Bright Green Corporation BGXX, one of the very few companies selected by the U.S. government and DEA to grow, manufacture and legally sell cannabis and cannabis-related products for research, announced the closing of its previously announced private placement of common stock and warrants on Wednesday afternoon.
Bright Green, which also released its financial results on Wednesday, sold 3,684,210 shares of common stock and warrants to purchase 3,684,210 shares of common stock, at a purchase price of $0.95 per share and accompanying warrant.
The warrants will be immediately exercisable from the date of issuance at an initial exercise price of $0.95 per share, subject to adjustments as set forth therein, and will expire five years from the date of issuance.

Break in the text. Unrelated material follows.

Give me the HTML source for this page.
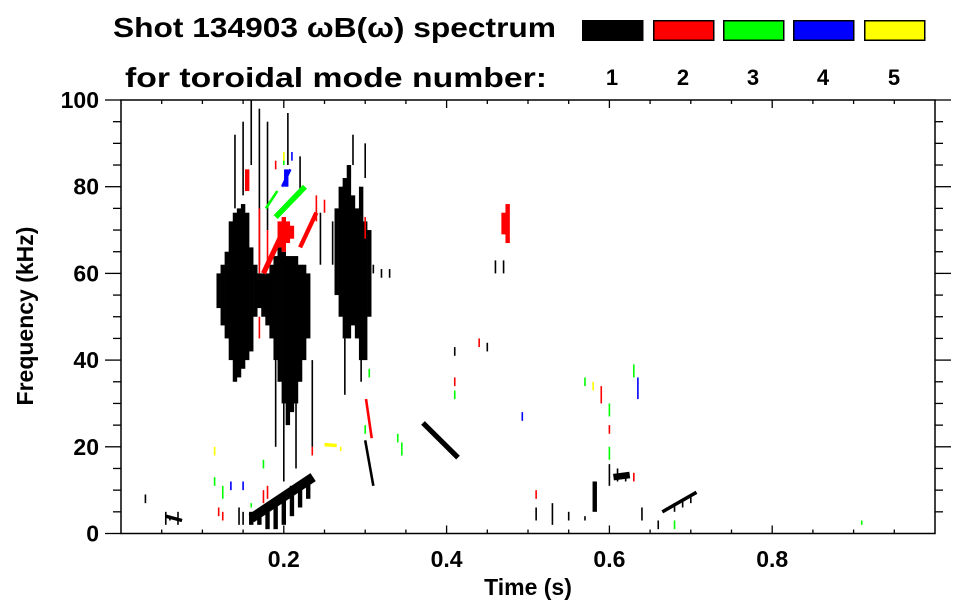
<!DOCTYPE html>
<html><head><meta charset="utf-8"><style>
html,body{margin:0;padding:0;background:#fff;}
svg{display:block;font-family:"Liberation Sans",sans-serif;font-weight:bold;}
</style></head><body>
<svg id="chart" width="963" height="615" viewBox="0 0 963 615">
<text x="113" y="37" font-size="28" textLength="443" lengthAdjust="spacingAndGlyphs">Shot 134903 ωB(ω) spectrum</text>
<text x="125" y="87" font-size="28" textLength="422" lengthAdjust="spacingAndGlyphs">for toroidal mode number:</text>
<g id="legend"></g>
<g id="marks"></g>
<g id="axes"></g>
<text x="528" y="595" font-size="23" text-anchor="middle">Time (s)</text>
<text transform="translate(33,316) rotate(-90)" font-size="23" text-anchor="middle">Frequency (kHz)</text>
</svg>
<script>
// ---- data ----
const modeNumbers = [1,2,3,4,5];
const modeColors = ["#000000","#ff0000","#00ff00","#0000ff","#ffff00"];
const xTicks = [0.2,0.4,0.6,0.8];
const xTickLabels = ["0.2","0.4","0.6","0.8"];
const yTicks = [0,20,40,60,80,100];
const yTickLabels = ["0","20","40","60","80","100"];
// dense columns: [mode, time, fLow, fHigh]
const columns = [
 [1,0.120,52,60],[1,0.125,48,62],[1,0.130,45,65],[1,0.135,40,72],[1,0.140,35,74],[1,0.145,36,75],
 [1,0.150,38,76],[1,0.155,40,74],[1,0.160,42,66],[1,0.165,50,62],[1,0.170,52,60],[1,0.175,50,60],
 [1,0.180,48,60],[1,0.185,45,62],[1,0.190,40,64],[1,0.195,35,66],[1,0.200,30,65],[1,0.205,25,64],
 [1,0.210,28,64],[1,0.215,30,64],[1,0.220,35,62],[1,0.225,40,62],[1,0.230,45,60],
 [1,0.265,55,75],[1,0.270,50,80],[1,0.275,45,82],[1,0.280,45,85],[1,0.285,48,78],[1,0.290,45,75],
 [1,0.295,40,80],[1,0.300,40,72],[1,0.305,50,70],
 [1,0.160,2,5],[1,0.170,2,5],[1,0.180,1,5],[1,0.190,1,7],[1,0.200,2,9],[1,0.210,4,11],[1,0.220,6,12],[1,0.230,8,13],
 [1,0.582,5,12],
 [2,0.195,66,72],[2,0.200,65,73],[2,0.205,67,72],[2,0.210,68,71],[2,0.155,79,84],[2,0.475,67,76],[2,0.470,69,74],
 [4,0.203,80,84]
];
// thin streaks: [mode, time, fLow, fHigh]
const streaks = [
 [1,0.140,75,92],[1,0.150,78,95],[1,0.160,85,100],[1,0.170,62,98],[1,0.180,70,95],[1,0.190,20,40],[1,0.200,12,30],
 [1,0.205,85,97],[1,0.215,15,30],[1,0.220,78,87],[1,0.235,20,40],[1,0.245,62,74],[1,0.260,62,72],
 [1,0.275,32,45],[1,0.285,85,92],[1,0.295,35,45],[1,0.300,82,90],[1,0.310,60,62],[1,0.320,59,61],[1,0.330,59,61],
 [1,0.460,60,63],[1,0.470,60,63],[1,0.030,7,9],[1,0.055,2,5],[1,0.060,3,4],[1,0.070,2,5],[1,0.145,2,6],[1,0.150,2,5],
 [1,0.510,3,6],[1,0.530,2,7],[1,0.550,3,5],[1,0.570,3,4],[1,0.600,11,16],[1,0.610,12,15],[1,0.620,12,14],
 [1,0.640,3,6],[1,0.660,1,3],[1,0.680,5,7],[1,0.690,6,8],[1,0.700,7,9],[1,0.410,41,43],[1,0.450,42,44],
 [2,0.170,60,75],[2,0.180,62,70],[2,0.240,72,78],[2,0.250,74,77],[2,0.300,68,73],[2,0.180,8,11],[2,0.175,7,10],
 [2,0.120,4,6],[2,0.125,3,5],[2,0.170,45,50],[2,0.235,18,20],[2,0.410,34,36],[2,0.600,23,25],[2,0.590,30,34],
 [2,0.630,12,14],[2,0.190,84,86],[2,0.440,43,45],[2,0.510,8,10],
 [3,0.115,11,13],[3,0.125,8,11],[3,0.160,6,7],[3,0.175,15,17],[3,0.305,36,38],[3,0.300,23,25],[3,0.340,21,23],
 [3,0.345,18,21],[3,0.410,31,33],[3,0.570,34,36],[3,0.630,36,39],[3,0.600,17,20],[3,0.680,1,3],[3,0.910,2,3],
 [3,0.200,85,88],[3,0.600,27,30],
 [4,0.135,10,12],[4,0.150,10,12],[4,0.493,26,28],[4,0.635,31,36],[4,0.210,86,88],
 [5,0.115,18,20],[5,0.200,86,88],[5,0.580,33,35],[5,0.270,19,20]
];
// sweeping features: [mode, t0, f0, t1, f1, thicknessKHz]
const sweeps = [
 [1,0.160,3.5,0.236,13,2.2],[1,0.300,21.5,0.310,11,0.6],[1,0.371,25.5,0.414,17.5,1.2],[1,0.665,5,0.707,9.5,0.8],
 [1,0.055,4,0.075,3,0.8],[1,0.605,13,0.625,13.5,1.5],
 [2,0.301,31,0.308,22,0.6],[2,0.175,60,0.200,70,1.2],[2,0.220,66,0.240,74,1],
 [3,0.190,73,0.226,80,1.3],[3,0.178,75,0.192,79,0.6],
 [4,0.198,80,0.208,84,0.6],
 [5,0.250,20.5,0.265,20.3,0.8]
];
// ---- scales ----
const X0=121, X1=935, Y0=533.5, Y1=100;
const tMin=0, tMax=1.0, fMin=0, fMax=100;
const xs = t => X0 + (t - tMin) / (tMax - tMin) * (X1 - X0);
const ys = f => Y0 - (f - fMin) / (fMax - fMin) * (Y0 - Y1);
const NS="http://www.w3.org/2000/svg";
function mk(tag, attrs, parent){const e=document.createElementNS(NS,tag);for(const k in attrs)e.setAttribute(k,attrs[k]);parent.appendChild(e);return e;}
const colorOf = m => modeColors[modeNumbers.indexOf(m)];
const marks=document.getElementById('marks');
columns.forEach(c=>{
  const r=mk('rect',{x:xs(c[1])-2.2,y:ys(c[3]),width:4.4,height:ys(c[2])-ys(c[3]),fill:colorOf(c[0])},marks);
  
  
});
streaks.forEach(s=>{
  const r=mk('rect',{x:xs(s[1])-0.8,y:ys(s[3]),width:1.6,height:Math.max(2,ys(s[2])-ys(s[3])),fill:colorOf(s[0])},marks);
  
  
});
sweeps.forEach(s=>{
  const l=mk('line',{x1:xs(s[1]),y1:ys(s[2]),x2:xs(s[3]),y2:ys(s[4]),stroke:colorOf(s[0]),'stroke-width':(ys(0)-ys(s[5]))},marks);
  
  
});
// ---- axes ----
const ax=document.getElementById('axes');
mk('rect',{x:X0,y:Y1,width:X1-X0,height:Y0-Y1,fill:'none',stroke:'#000','stroke-width':1.5},ax);
for(let t=0.05;t<1.0;t+=0.05){
  const major=xTicks.some(v=>Math.abs(v-t)<1e-6);
  const L=major?8:4;
  mk('line',{x1:xs(t),y1:Y0,x2:xs(t),y2:Y0-L,stroke:'#000','stroke-width':1.3},ax);
  mk('line',{x1:xs(t),y1:Y1,x2:xs(t),y2:Y1+L,stroke:'#000','stroke-width':1.3},ax);
}
xTicks.forEach((t,i)=>{
  const tx=mk('text',{x:xs(t),y:567,'font-size':23,'text-anchor':'middle'},ax);
  tx.textContent=xTickLabels[i];
  
  
});
for(let f=5;f<100;f+=5){
  const major=f%20===0;
  const L=major?16:8;
  mk('line',{x1:X0,y1:ys(f),x2:X0-L,y2:ys(f),stroke:'#000','stroke-width':1.3},ax);
  mk('line',{x1:X1,y1:ys(f),x2:X1+L,y2:ys(f),stroke:'#000','stroke-width':1.3},ax);
}
mk('line',{x1:X0,y1:Y1,x2:X0-16,y2:Y1,stroke:'#000','stroke-width':1.3},ax);
mk('line',{x1:X1,y1:Y1,x2:X1+16,y2:Y1,stroke:'#000','stroke-width':1.3},ax);
mk('line',{x1:X0,y1:Y0,x2:X0-16,y2:Y0,stroke:'#000','stroke-width':1.3},ax);
yTicks.forEach((f,i)=>{
  const tx=mk('text',{x:99,y:ys(f)+8,'font-size':23,'text-anchor':'end'},ax);
  tx.textContent=yTickLabels[i];
  
  
});
// ---- legend ----
const lg=document.getElementById('legend');
const legendX=[582,653,723,793,864];
modeNumbers.forEach((m,i)=>{
  const r=mk('rect',{x:legendX[i]+0.75,y:20.75,width:60,height:19.5,fill:modeColors[i],stroke:'#000','stroke-width':1.5},lg);
  
  
  const tx=mk('text',{x:legendX[i]+30,y:85,'font-size':22,'text-anchor':'middle'},lg);
  tx.textContent=String(m);
  
  
});
</script>
</body></html>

Gross proceeds from the private placement are expected to be approximately $3.5 million before the agent's fees and other expenses.
EF Hutton, a division of Benchmark Investments, LLC, acted as the exclusive placement agent for the offering. Bridgeway Capital Partners served as financial advisor to Bright Green on the offering.
The securities were offered in a private placement under Section 4(a)(2) of the Securities Act of 1933, as amended (the "Act"), and Regulation D promulgated thereunder and have not been registered under the Act, or applicable state securities laws. Accordingly, the securities may not be offered or sold in the United States except pursuant to an effective registration statement or an applicable exemption from the registration requirements of the Act and such applicable state securities laws.
Pursuant to a registration rights agreement with the investors, Bright Green has agreed to file one or more registration statements with the Securities and Exchange Commission covering the resale of the shares of common stock and the shares issuable upon exercise of the warrants.